#### RECORDED INFORMATION
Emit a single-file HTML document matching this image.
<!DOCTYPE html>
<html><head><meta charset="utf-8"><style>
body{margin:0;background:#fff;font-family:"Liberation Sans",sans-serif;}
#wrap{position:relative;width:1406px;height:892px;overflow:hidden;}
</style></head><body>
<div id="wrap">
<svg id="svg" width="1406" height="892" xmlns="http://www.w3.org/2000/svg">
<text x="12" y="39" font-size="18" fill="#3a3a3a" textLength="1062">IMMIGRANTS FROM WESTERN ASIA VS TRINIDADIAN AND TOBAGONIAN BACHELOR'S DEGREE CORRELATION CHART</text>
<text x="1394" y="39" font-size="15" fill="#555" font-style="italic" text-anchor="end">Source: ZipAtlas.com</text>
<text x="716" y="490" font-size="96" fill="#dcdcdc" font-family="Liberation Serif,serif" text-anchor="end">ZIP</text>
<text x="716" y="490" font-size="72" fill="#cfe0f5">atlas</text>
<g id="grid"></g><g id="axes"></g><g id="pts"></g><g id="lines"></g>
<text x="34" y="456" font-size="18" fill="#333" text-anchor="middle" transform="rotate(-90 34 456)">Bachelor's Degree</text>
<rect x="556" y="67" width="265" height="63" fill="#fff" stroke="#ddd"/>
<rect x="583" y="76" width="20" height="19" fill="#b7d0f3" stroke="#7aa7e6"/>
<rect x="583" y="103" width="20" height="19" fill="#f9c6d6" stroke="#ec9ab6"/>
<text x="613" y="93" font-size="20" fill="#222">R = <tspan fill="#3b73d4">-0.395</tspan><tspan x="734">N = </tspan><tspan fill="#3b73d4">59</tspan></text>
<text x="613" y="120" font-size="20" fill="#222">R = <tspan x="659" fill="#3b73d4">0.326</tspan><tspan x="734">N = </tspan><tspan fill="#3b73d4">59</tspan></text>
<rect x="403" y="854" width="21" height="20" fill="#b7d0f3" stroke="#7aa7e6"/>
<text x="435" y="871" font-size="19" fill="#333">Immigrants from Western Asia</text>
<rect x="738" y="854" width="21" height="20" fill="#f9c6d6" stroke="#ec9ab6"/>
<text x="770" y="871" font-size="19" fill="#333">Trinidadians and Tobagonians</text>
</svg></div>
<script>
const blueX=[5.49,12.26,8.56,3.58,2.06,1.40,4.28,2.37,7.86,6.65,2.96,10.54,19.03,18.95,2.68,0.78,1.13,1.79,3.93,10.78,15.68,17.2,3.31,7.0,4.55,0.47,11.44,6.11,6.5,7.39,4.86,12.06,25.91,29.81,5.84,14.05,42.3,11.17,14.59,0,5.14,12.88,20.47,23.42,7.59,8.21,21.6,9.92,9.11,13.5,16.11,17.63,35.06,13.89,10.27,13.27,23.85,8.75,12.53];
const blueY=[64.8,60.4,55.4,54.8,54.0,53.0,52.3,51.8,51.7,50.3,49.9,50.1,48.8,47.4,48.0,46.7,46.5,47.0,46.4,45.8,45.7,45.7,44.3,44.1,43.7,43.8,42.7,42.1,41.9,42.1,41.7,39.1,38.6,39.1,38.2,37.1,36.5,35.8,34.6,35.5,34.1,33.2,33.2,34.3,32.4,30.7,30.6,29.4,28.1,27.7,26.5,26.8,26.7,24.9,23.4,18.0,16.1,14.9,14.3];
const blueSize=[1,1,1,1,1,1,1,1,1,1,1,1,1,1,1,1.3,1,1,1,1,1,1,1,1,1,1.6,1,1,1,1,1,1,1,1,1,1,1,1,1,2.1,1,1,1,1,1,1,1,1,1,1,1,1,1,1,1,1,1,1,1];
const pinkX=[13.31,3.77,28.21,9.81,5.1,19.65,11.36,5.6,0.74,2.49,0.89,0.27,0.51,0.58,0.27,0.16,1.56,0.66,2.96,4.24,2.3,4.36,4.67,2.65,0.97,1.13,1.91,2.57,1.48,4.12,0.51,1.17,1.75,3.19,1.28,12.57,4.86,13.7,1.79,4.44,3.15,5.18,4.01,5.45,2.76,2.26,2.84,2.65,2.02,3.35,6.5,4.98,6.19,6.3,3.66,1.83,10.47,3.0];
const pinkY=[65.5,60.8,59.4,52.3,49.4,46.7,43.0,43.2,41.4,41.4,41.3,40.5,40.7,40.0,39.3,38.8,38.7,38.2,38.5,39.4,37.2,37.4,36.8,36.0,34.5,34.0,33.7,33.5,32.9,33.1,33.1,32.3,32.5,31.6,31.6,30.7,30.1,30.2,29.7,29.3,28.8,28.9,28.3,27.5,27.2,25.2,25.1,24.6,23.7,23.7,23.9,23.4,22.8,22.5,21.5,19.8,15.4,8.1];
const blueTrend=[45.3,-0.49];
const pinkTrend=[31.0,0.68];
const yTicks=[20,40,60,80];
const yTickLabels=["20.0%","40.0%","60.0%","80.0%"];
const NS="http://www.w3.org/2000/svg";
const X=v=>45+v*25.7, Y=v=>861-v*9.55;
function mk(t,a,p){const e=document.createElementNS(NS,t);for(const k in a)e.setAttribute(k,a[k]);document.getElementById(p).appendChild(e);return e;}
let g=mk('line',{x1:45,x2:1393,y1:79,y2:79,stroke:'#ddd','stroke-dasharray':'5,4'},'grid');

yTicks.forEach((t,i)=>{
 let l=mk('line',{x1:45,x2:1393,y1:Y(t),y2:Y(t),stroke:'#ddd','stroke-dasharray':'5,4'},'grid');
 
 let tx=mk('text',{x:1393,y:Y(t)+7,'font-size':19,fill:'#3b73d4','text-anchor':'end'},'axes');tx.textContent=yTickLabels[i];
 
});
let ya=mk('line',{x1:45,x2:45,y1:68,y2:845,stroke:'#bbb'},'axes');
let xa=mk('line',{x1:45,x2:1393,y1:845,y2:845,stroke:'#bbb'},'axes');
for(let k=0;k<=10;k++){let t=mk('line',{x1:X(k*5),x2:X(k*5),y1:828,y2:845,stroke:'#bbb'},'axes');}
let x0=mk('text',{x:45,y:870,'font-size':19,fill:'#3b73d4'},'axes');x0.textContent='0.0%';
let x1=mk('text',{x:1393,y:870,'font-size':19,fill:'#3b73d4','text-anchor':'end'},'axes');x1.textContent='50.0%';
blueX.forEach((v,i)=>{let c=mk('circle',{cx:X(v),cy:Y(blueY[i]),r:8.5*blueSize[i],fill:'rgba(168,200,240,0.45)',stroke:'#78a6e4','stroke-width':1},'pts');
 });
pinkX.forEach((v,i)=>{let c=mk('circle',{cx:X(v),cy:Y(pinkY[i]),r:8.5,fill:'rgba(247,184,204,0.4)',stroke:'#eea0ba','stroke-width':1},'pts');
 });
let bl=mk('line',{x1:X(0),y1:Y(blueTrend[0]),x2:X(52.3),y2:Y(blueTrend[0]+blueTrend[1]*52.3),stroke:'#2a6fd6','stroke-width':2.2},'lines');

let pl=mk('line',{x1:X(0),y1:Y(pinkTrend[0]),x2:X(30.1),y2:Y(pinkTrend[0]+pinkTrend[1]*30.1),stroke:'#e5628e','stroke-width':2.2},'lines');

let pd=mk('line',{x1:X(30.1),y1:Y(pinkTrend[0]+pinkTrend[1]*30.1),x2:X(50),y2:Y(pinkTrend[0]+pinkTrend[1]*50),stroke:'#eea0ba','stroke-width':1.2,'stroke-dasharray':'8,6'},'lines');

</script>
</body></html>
########
§ JOB: Among the lines of the listing, how many hold the string "document"? Respond with only the number.

§ ANSWER BELOW: 2